#### Data lines

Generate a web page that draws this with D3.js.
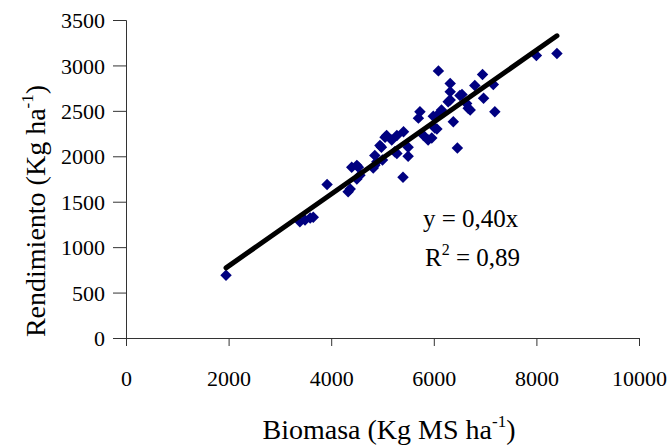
<!DOCTYPE html>
<html>
<head>
<meta charset="utf-8">
<script src="https://cdn.jsdelivr.net/npm/d3@7"></script>
<style>
  html, body { margin: 0; padding: 0; background: #fff; }
  svg { display: block; font-family: "Liberation Serif", "Times New Roman", serif; }
</style>
</head>
<body>
<svg id="chart" width="669" height="447"></svg>
<script>
// values
const biomasa = [1950, 3390, 3490, 3590, 3650, 3920, 4330, 4370, 4400, 4500, 4530, 4500, 4560,
  4820, 4850, 4850, 4890, 4950, 4980, 5000, 5050, 5080, 5180, 5240, 5280, 5280, 5400, 5410,
  5500, 5500, 5700, 5730, 5800, 5890, 5960, 5990, 6020, 6060, 6060, 6090, 6150, 6280, 6320,
  6320, 6320, 6380, 6460, 6510, 6550, 6640, 6670, 6710, 6800, 6950, 6970, 7160, 7190, 8000, 8400];
const rendimiento = [690, 1280, 1300, 1320, 1330, 1690, 1610, 1640, 1880, 1900, 1880, 1750, 1790,
  1870, 1900, 2010, 1940, 2120, 2100, 1960, 2210, 2230, 2180, 2050, 2030, 2230, 1770, 2270,
  2000, 2100, 2420, 2490, 2230, 2180, 2200, 2440, 2310, 2300, 2450, 2940, 2510, 2600, 2620,
  2710, 2800, 2380, 2090, 2670, 2680, 2580, 2530, 2510, 2780, 2900, 2640, 2790, 2490, 3110, 3130];
const xTicks = [0, 2000, 4000, 6000, 8000, 10000];
const yTicks = [0, 500, 1000, 1500, 2000, 2500, 3000, 3500];
// fitted line as drawn (label rounds it to 0,40)
const slope = 0.396;

const svg = d3.select("#chart");
const plot = { left: 126, right: 639, top: 20, bottom: 338 };

const x = d3.scaleLinear().domain([0, 10000]).range([plot.left, plot.right]);
const y = d3.scaleLinear().domain([0, 3500]).range([plot.bottom, plot.top]);

const axisColor = "#333";

const gx = svg.append("g")
  .attr("transform", `translate(0,${plot.bottom})`)
  .call(d3.axisBottom(x).tickValues(xTicks).tickFormat(d3.format("d")).tickSizeOuter(0).tickSize(8).tickPadding(24));
const gy = svg.append("g")
  .attr("transform", `translate(${plot.left},0)`)
  .call(d3.axisLeft(y).tickValues(yTicks).tickFormat(d3.format("d")).tickSizeOuter(0).tickSize(13).tickPadding(8));

[gx, gy].forEach(g => {
  g.select(".domain").attr("stroke", axisColor);
  g.selectAll(".tick line").attr("stroke", axisColor);
  g.selectAll(".tick text")
    .attr("fill", "#000")
    .style("font-family", "Liberation Serif, serif")
    .style("font-size", "22px");
});
gy.selectAll(".tick text").attr("dy", "0.35em");

// diamond markers
const diamond = d3.symbol().type(d3.symbolSquare).size(66);
svg.append("g")
  .selectAll("path")
  .data(biomasa.map((b, i) => [b, rendimiento[i]]))
  .join("path")
  .attr("d", diamond)
  .attr("transform", d => `translate(${x(d[0])},${y(d[1])}) rotate(45)`)
  .attr("fill", "#000080");

// trend line over the data range, on top of the points
const xr = d3.extent(biomasa);
svg.append("line")
  .attr("x1", x(xr[0])).attr("y1", y(slope * xr[0]))
  .attr("x2", x(xr[1])).attr("y2", y(slope * xr[1]))
  .attr("stroke", "#000")
  .attr("stroke-width", 5)
  .attr("stroke-linecap", "round");

// axis titles
const xt = svg.append("text")
  .attr("x", 389).attr("y", 439)
  .attr("text-anchor", "middle")
  .style("font-size", "28px");
xt.append("tspan").text("Biomasa (Kg MS ha");
xt.append("tspan").attr("dy", -12).style("font-size", "17px").text("-1");
xt.append("tspan").attr("dy", 12).text(")");

const yt = svg.append("text")
  .attr("transform", "translate(45,211) rotate(-90)")
  .attr("text-anchor", "middle")
  .style("font-size", "28px");
yt.append("tspan").text("Rendimiento (Kg ha");
yt.append("tspan").attr("dy", -12).style("font-size", "17px").text("-1");
yt.append("tspan").attr("dy", 12).text(")");

// equation
svg.append("text")
  .attr("x", 423).attr("y", 227)
  .style("font-size", "25px")
  .text("y = 0,40x");
const r2 = svg.append("text")
  .attr("x", 425).attr("y", 266)
  .style("font-size", "25px");
r2.append("tspan").text("R");
r2.append("tspan").attr("dy", -11).style("font-size", "16px").text("2");
r2.append("tspan").attr("dy", 11).text(" = 0,89");
</script>
</body>
</html>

########

- [Job]: The listing above needs to be output again exactly. Don't include the pictures.

- [Full response]:
Generate a web page that draws this with D3.js.
<!DOCTYPE html>
<html>
<head>
<meta charset="utf-8">
<script src="https://cdn.jsdelivr.net/npm/d3@7"></script>
<style>
  html, body { margin: 0; padding: 0; background: #fff; }
  svg { display: block; font-family: "Liberation Serif", "Times New Roman", serif; }
</style>
</head>
<body>
<svg id="chart" width="669" height="447"></svg>
<script>
// values
const biomasa = [1950, 3390, 3490, 3590, 3650, 3920, 4330, 4370, 4400, 4500, 4530, 4500, 4560,
  4820, 4850, 4850, 4890, 4950, 4980, 5000, 5050, 5080, 5180, 5240, 5280, 5280, 5400, 5410,
  5500, 5500, 5700, 5730, 5800, 5890, 5960, 5990, 6020, 6060, 6060, 6090, 6150, 6280, 6320,
  6320, 6320, 6380, 6460, 6510, 6550, 6640, 6670, 6710, 6800, 6950, 6970, 7160, 7190, 8000, 8400];
const rendimiento = [690, 1280, 1300, 1320, 1330, 1690, 1610, 1640, 1880, 1900, 1880, 1750, 1790,
  1870, 1900, 2010, 1940, 2120, 2100, 1960, 2210, 2230, 2180, 2050, 2030, 2230, 1770, 2270,
  2000, 2100, 2420, 2490, 2230, 2180, 2200, 2440, 2310, 2300, 2450, 2940, 2510, 2600, 2620,
  2710, 2800, 2380, 2090, 2670, 2680, 2580, 2530, 2510, 2780, 2900, 2640, 2790, 2490, 3110, 3130];
const xTicks = [0, 2000, 4000, 6000, 8000, 10000];
const yTicks = [0, 500, 1000, 1500, 2000, 2500, 3000, 3500];
// fitted line as drawn (label rounds it to 0,40)
const slope = 0.396;

const svg = d3.select("#chart");
const plot = { left: 126, right: 639, top: 20, bottom: 338 };

const x = d3.scaleLinear().domain([0, 10000]).range([plot.left, plot.right]);
const y = d3.scaleLinear().domain([0, 3500]).range([plot.bottom, plot.top]);

const axisColor = "#333";

const gx = svg.append("g")
  .attr("transform", `translate(0,${plot.bottom})`)
  .call(d3.axisBottom(x).tickValues(xTicks).tickFormat(d3.format("d")).tickSizeOuter(0).tickSize(8).tickPadding(24));
const gy = svg.append("g")
  .attr("transform", `translate(${plot.left},0)`)
  .call(d3.axisLeft(y).tickValues(yTicks).tickFormat(d3.format("d")).tickSizeOuter(0).tickSize(13).tickPadding(8));

[gx, gy].forEach(g => {
  g.select(".domain").attr("stroke", axisColor);
  g.selectAll(".tick line").attr("stroke", axisColor);
  g.selectAll(".tick text")
    .attr("fill", "#000")
    .style("font-family", "Liberation Serif, serif")
    .style("font-size", "22px");
});
gy.selectAll(".tick text").attr("dy", "0.35em");

// diamond markers
const diamond = d3.symbol().type(d3.symbolSquare).size(66);
svg.append("g")
  .selectAll("path")
  .data(biomasa.map((b, i) => [b, rendimiento[i]]))
  .join("path")
  .attr("d", diamond)
  .attr("transform", d => `translate(${x(d[0])},${y(d[1])}) rotate(45)`)
  .attr("fill", "#000080");

// trend line over the data range, on top of the points
const xr = d3.extent(biomasa);
svg.append("line")
  .attr("x1", x(xr[0])).attr("y1", y(slope * xr[0]))
  .attr("x2", x(xr[1])).attr("y2", y(slope * xr[1]))
  .attr("stroke", "#000")
  .attr("stroke-width", 5)
  .attr("stroke-linecap", "round");

// axis titles
const xt = svg.append("text")
  .attr("x", 389).attr("y", 439)
  .attr("text-anchor", "middle")
  .style("font-size", "28px");
xt.append("tspan").text("Biomasa (Kg MS ha");
xt.append("tspan").attr("dy", -12).style("font-size", "17px").text("-1");
xt.append("tspan").attr("dy", 12).text(")");

const yt = svg.append("text")
  .attr("transform", "translate(45,211) rotate(-90)")
  .attr("text-anchor", "middle")
  .style("font-size", "28px");
yt.append("tspan").text("Rendimiento (Kg ha");
yt.append("tspan").attr("dy", -12).style("font-size", "17px").text("-1");
yt.append("tspan").attr("dy", 12).text(")");

// equation
svg.append("text")
  .attr("x", 423).attr("y", 227)
  .style("font-size", "25px")
  .text("y = 0,40x");
const r2 = svg.append("text")
  .attr("x", 425).attr("y", 266)
  .style("font-size", "25px");
r2.append("tspan").text("R");
r2.append("tspan").attr("dy", -11).style("font-size", "16px").text("2");
r2.append("tspan").attr("dy", 11).text(" = 0,89");
</script>
</body>
</html>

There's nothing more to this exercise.